A importância de Bauman e de outros intelectuais que renovaram a crítica à contemporaneidade é de poder entender de maneira nova e atualizada a dinâmica da sociedade atual. Bauman trata de temas mais ou menos globais e coletivos, que se expressam também na vida individual. Não se trata só de falar sobre as “relações frágeis”, mas de entender que elas não assim “do nada”, de repente, mas que são fruto de uma época, de um dado momento histórico.
Ninguém está fora desta fragilidade. Não é uma questão de escolha ou de autopoliciamento. Bauman diz isso bem ao fazer a distinção entre segurança e proteção. Para Bauman, segurança é aquilo que constitui o sujeito, a segurança (e a insegurança) são inscritas no sujeito em toda sua socialização. É algo que forma o sujeito. Isso significa que a segurança tem a ver com algo que nós não escolhemos, mas que é a base para nós escolhermos outras coisas. Somos inseguros quando checamos o celular de nossos parceiros para saber se estão nos traindo. Já a proteção tem a ver com aquilo que você compra ou acumula para guardar a integridade física. Proteção são câmaras, coletes à prova de balas, bunkers e etc e etc.

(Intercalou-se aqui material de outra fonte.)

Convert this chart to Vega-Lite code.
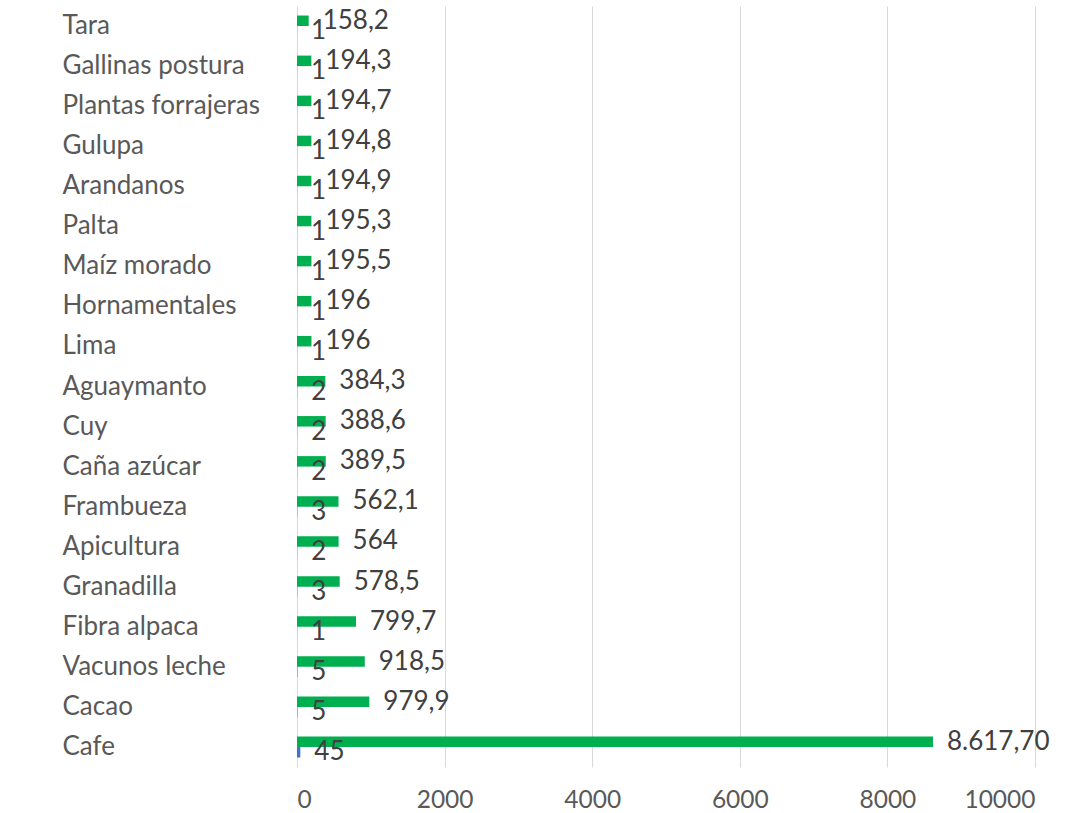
{
  "$schema": "https://vega.github.io/schema/vega-lite/v6.json",
  "width": 738,
  "height": 761,
  "autosize": {"type": "none"},
  "padding": {"left": 297, "top": 6, "right": 39, "bottom": 46},
  "config": {"view": {"stroke": null}, "font": "Lato"},
  "data": {
    "values": [
      {"cultivo": "Tara", "serie": "Monto", "valor": 158.2, "etiqueta": "158,2"},
      {"cultivo": "Tara", "serie": "Proyectos", "valor": 1, "etiqueta": "1"},
      {"cultivo": "Gallinas postura", "serie": "Monto", "valor": 194.3, "etiqueta": "194,3"},
      {"cultivo": "Gallinas postura", "serie": "Proyectos", "valor": 1, "etiqueta": "1"},
      {"cultivo": "Plantas forrajeras", "serie": "Monto", "valor": 194.7, "etiqueta": "194,7"},
      {"cultivo": "Plantas forrajeras", "serie": "Proyectos", "valor": 1, "etiqueta": "1"},
      {"cultivo": "Gulupa", "serie": "Monto", "valor": 194.8, "etiqueta": "194,8"},
      {"cultivo": "Gulupa", "serie": "Proyectos", "valor": 1, "etiqueta": "1"},
      {"cultivo": "Arandanos", "serie": "Monto", "valor": 194.9, "etiqueta": "194,9"},
      {"cultivo": "Arandanos", "serie": "Proyectos", "valor": 1, "etiqueta": "1"},
      {"cultivo": "Palta", "serie": "Monto", "valor": 195.3, "etiqueta": "195,3"},
      {"cultivo": "Palta", "serie": "Proyectos", "valor": 1, "etiqueta": "1"},
      {"cultivo": "Maíz morado", "serie": "Monto", "valor": 195.5, "etiqueta": "195,5"},
      {"cultivo": "Maíz morado", "serie": "Proyectos", "valor": 1, "etiqueta": "1"},
      {"cultivo": "Hornamentales", "serie": "Monto", "valor": 196, "etiqueta": "196"},
      {"cultivo": "Hornamentales", "serie": "Proyectos", "valor": 1, "etiqueta": "1"},
      {"cultivo": "Lima", "serie": "Monto", "valor": 196, "etiqueta": "196"},
      {"cultivo": "Lima", "serie": "Proyectos", "valor": 1, "etiqueta": "1"},
      {"cultivo": "Aguaymanto", "serie": "Monto", "valor": 384.3, "etiqueta": "384,3"},
      {"cultivo": "Aguaymanto", "serie": "Proyectos", "valor": 2, "etiqueta": "2"},
      {"cultivo": "Cuy", "serie": "Monto", "valor": 388.6, "etiqueta": "388,6"},
      {"cultivo": "Cuy", "serie": "Proyectos", "valor": 2, "etiqueta": "2"},
      {"cultivo": "Caña azúcar", "serie": "Monto", "valor": 389.5, "etiqueta": "389,5"},
      {"cultivo": "Caña azúcar", "serie": "Proyectos", "valor": 2, "etiqueta": "2"},
      {"cultivo": "Frambueza", "serie": "Monto", "valor": 562.1, "etiqueta": "562,1"},
      {"cultivo": "Frambueza", "serie": "Proyectos", "valor": 3, "etiqueta": "3"},
      {"cultivo": "Apicultura", "serie": "Monto", "valor": 564, "etiqueta": "564"},
      {"cultivo": "Apicultura", "serie": "Proyectos", "valor": 2, "etiqueta": "2"},
      {"cultivo": "Granadilla", "serie": "Monto", "valor": 578.5, "etiqueta": "578,5"},
      {"cultivo": "Granadilla", "serie": "Proyectos", "valor": 3, "etiqueta": "3"},
      {"cultivo": "Fibra alpaca", "serie": "Monto", "valor": 799.7, "etiqueta": "799,7"},
      {"cultivo": "Fibra alpaca", "serie": "Proyectos", "valor": 1, "etiqueta": "1"},
      {"cultivo": "Vacunos leche", "serie": "Monto", "valor": 918.5, "etiqueta": "918,5"},
      {"cultivo": "Vacunos leche", "serie": "Proyectos", "valor": 5, "etiqueta": "5"},
      {"cultivo": "Cacao", "serie": "Monto", "valor": 979.9, "etiqueta": "979,9"},
      {"cultivo": "Cacao", "serie": "Proyectos", "valor": 5, "etiqueta": "5"},
      {"cultivo": "Cafe", "serie": "Monto", "valor": 8617.7, "etiqueta": "8.617,70"},
      {"cultivo": "Cafe", "serie": "Proyectos", "valor": 45, "etiqueta": "45"}
    ]
  },
  "encoding": {
    "y": {
      "field": "cultivo",
      "type": "nominal",
      "sort": ["Tara", "Gallinas postura", "Plantas forrajeras", "Gulupa", "Arandanos", "Palta", "Maíz morado", "Hornamentales", "Lima", "Aguaymanto", "Cuy", "Caña azúcar", "Frambueza", "Apicultura", "Granadilla", "Fibra alpaca", "Vacunos leche", "Cacao", "Cafe"],
      "scale": {"paddingInner": 0.476, "paddingOuter": 0.238},
      "axis": {
        "title": null,
        "domain": false,
        "ticks": false,
        "tickSize": 0,
        "labelAlign": "left",
        "labelPadding": 235,
        "labelLimit": 300,
        "labelFontSize": 26,
        "labelColor": "#595959",
        "labelFont": "Lato"
      }
    },
    "yOffset": {"field": "serie", "sort": ["Monto", "Proyectos"]},
    "x": {
      "field": "valor",
      "type": "quantitative",
      "scale": {"domain": [0, 10000], "nice": false},
      "axis": {
        "title": null,
        "values": [0, 2000, 4000, 6000, 8000, 10000],
        "format": "d",
        "domain": false,
        "ticks": false,
        "tickSize": 0,
        "labelPadding": 21,
        "labelFontSize": 24.5,
        "labelColor": "#595959",
        "labelFont": "Lato",
        "gridColor": "#d9d9d9",
        "gridWidth": 1
      }
    }
  },
  "layer": [
    {
      "mark": {"type": "bar"},
      "encoding": {
        "color": {
          "field": "serie",
          "scale": {"domain": ["Monto", "Proyectos"], "range": ["#00B050", "#4472C4"]},
          "legend": null
        }
      }
    },
    {
      "mark": {"type": "text", "align": "left", "baseline": "middle", "dx": 14, "fontSize": 26, "color": "#404040", "font": "Lato"},
      "encoding": {"text": {"field": "etiqueta"}}
    }
  ]
}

O autor deixa claro que não se resolve problemas globais com soluções locais. Isso também pode ser entendido como um aviso de que não resolve a insegurança individualmente, mas sim, coletivamente e globalmente. A futilidade, o consumismo e a incerteza são constitutivos e devem ser combatidos sabendo que eles fazem parte de nós, não tentando nos afastar deles, em busca de uma salvação individual.